Thomas Chaffey, who owned the point, tried to help them escape. He’d come out to the colony aged 45, having narrowly missed being hung for robbery and having served time on Norfolk Island. His land extended from the point up the slopes of Mount Nelson but he and his wife Maria (a Lady Juliana convict with a sentence for shoplifting) built a modest stringybark cottage on what then became known as Chaffey’s Point. The couple and their seven children had a front row view of executions for several years and after that a foul smelling try works may have been established on the point (Goc,1997). Thomas’s son, William, built the Traveller’s Rest hotel on Chaffey’s Point. Later, a hotel, the Wrest Point Riviera, was built there and in 1973 the Wrest Point casino took its place.
The Boardwalk at the Casino traps the sun and is built over the water. For a brief period one summer I liked to walk the local beaches then go there for a coffee, the papers and a view of the yachts.
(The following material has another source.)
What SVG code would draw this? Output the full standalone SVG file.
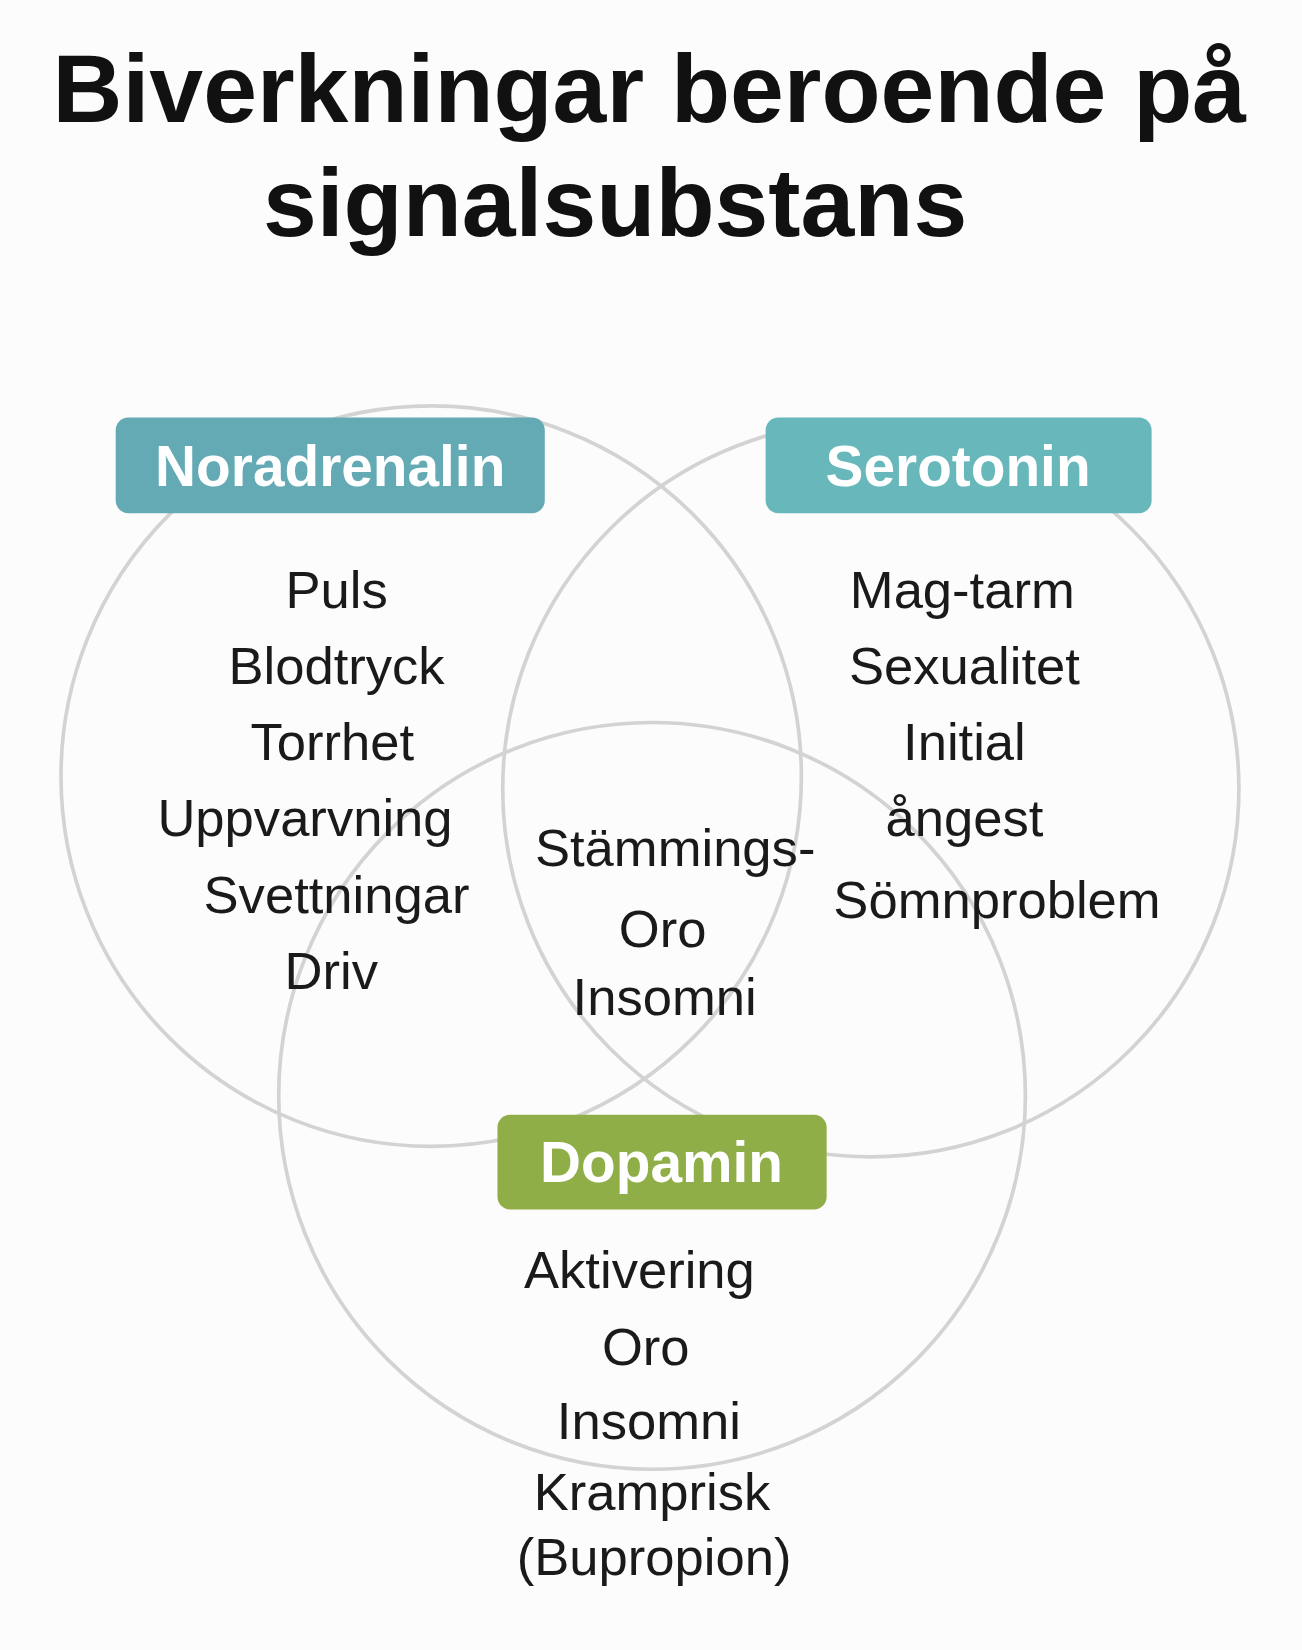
<svg xmlns="http://www.w3.org/2000/svg" width="1302" height="1650" viewBox="0 0 1302 1650">
<style>
.c{fill:none;stroke:#d3d3d3;stroke-width:3.5}
.t{font-family:"Liberation Sans",Arial,sans-serif;font-size:50px;fill:#1a1a1a;text-anchor:middle}
.h{font-family:"Liberation Sans",Arial,sans-serif;font-size:92px;font-weight:bold;fill:#111}
.l{font-family:"Liberation Sans",Arial,sans-serif;font-size:54px;font-weight:bold;fill:#fff;text-anchor:middle}
</style>
<rect width="1302" height="1650" fill="#fcfcfc"/>
<g transform="scale(1.0517)">
<text class="h" x="50" y="116">Biverkningar beroende på</text>
<text class="h" x="250" y="224">signalsubstans</text>
<g id="connectors">
<circle class="c" cx="410" cy="738" r="352"/>
<circle class="c" cx="828" cy="750" r="350"/>
<circle class="c" cx="620" cy="1042" r="355"/>
</g>
<g id="noradrenalin">
<rect x="110" y="397" width="408" height="91" rx="12" fill="#64aab5"/>
<text class="l" x="314" y="462">Noradrenalin</text>
<text class="t" x="320" y="578">Puls</text>
<text class="t" x="320" y="650">Blodtryck</text>
<text class="t" x="316" y="723">Torrhet</text>
<text class="t" x="290" y="795">Uppvarvning</text>
<text class="t" x="320" y="868">Svettningar</text>
<text class="t" x="315" y="940">Driv</text>
</g>
<g id="serotonin">
<rect x="728" y="397" width="367" height="91" rx="12" fill="#68b8bb"/>
<text class="l" x="911" y="462">Serotonin</text>
<text class="t" x="915" y="578">Mag-tarm</text>
<text class="t" x="917" y="650">Sexualitet</text>
<text class="t" x="917" y="723">Initial</text>
<text class="t" x="917" y="795">ångest</text>
<text class="t" x="948" y="873">Sömnproblem</text>
</g>
<g id="center">
<text class="t" x="642" y="823">Stämmings-</text>
<text class="t" x="630" y="900">Oro</text>
<text class="t" x="632" y="965">Insomni</text>
</g>
<g id="dopamin">
<rect x="473" y="1060" width="313" height="90" rx="12" fill="#8fae48"/>
<text class="l" x="629" y="1124">Dopamin</text>
<text class="t" x="608" y="1225">Aktivering</text>
<text class="t" x="614" y="1298">Oro</text>
<text class="t" x="617" y="1368">Insomni</text>
<text class="t" x="620" y="1436">Kramprisk</text>
<text class="t" x="622" y="1498">(Bupropion)</text>
</g>
</g>
</svg>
This was before we actually bought a boat and I could elevate that experience to coffee on board wherever on the river I chose to have it. (Today it was mid river, the water quiet, the breeze minimal and five dolphin in a tight pod swimming slowly by.)
The point has been the site of much happiness and sadness and these emotions are still very much entwined in terms of the current business of tourism and gambling. As for the land itself, it’s been beefed up, extended, and when you sail by you can see pipes entering the river beneath the casino as well. Although the cormorants and seagulls hang about on the rocks close by, the contamination from the hotel and the marina has to be detrimental. It’s no place for swimming and no place to feast on the stoic molluscs that survive there but apart from all that, it’s an iconic local landmark.